Citons tout d’abord les singles « Sir Duke » et « I Wish », gorgés de cuivres éclatants, d’accroches redoutables et d’une énergie débordante ; ils ont tous deux constitué la bande-son d’innombrables barbecues et réceptions de mariage depuis des décennies. À l’autre extrémité du spectre, on trouve l’austère réalité de « Village Ghetto Land » et « Pastime Paradise », où Stevie Wonder quitte la scène pour descendre dans la cité et dénoncer l’abandon de l’idéal derrière le mouvement des droits civiques. La fille de Stevie Wonder, Aisha, apparaît ensuite sur l’hymne sucré et réconfortant « Isn't She Lovely ».
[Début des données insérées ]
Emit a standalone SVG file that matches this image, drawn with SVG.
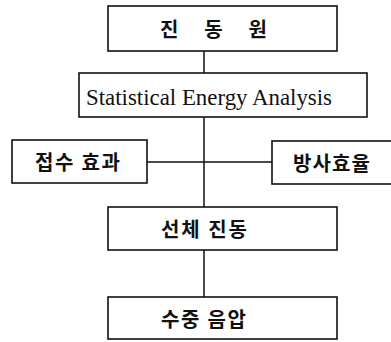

Alors que Songs in the Key of Life touche à sa fin, Wonder libère la piste de danse pour se lancer dans 15 minutes de gospel-disco somptueux avec « As » et « Another Star ». Mais le moment décisif de l’album pourrait bien venir d’un morceau bonus, sorti à l’origine sur un 45 tours supplémentaire avec l’édition vinyle de l’album. Elle commence dans l’espace lointain avec la curiosité afrofuturiste « Saturn », mais lorsque les derniers accords de synthétiseur retentissent, Stevie Wonder se déplace à des années-lumière et revient s’ancrer sur Terre. Il atterrit sur un terrain de jeu en ville, où l’on peut entendre le son d’enfants Noirs sautant à la corde. Sur les plans sonore, culturel et émotionnel, Songs in the Key of Life est bien plus qu’une gigantesque collection de morceaux — c’est l’expression d’une vision du monde critique et sensible.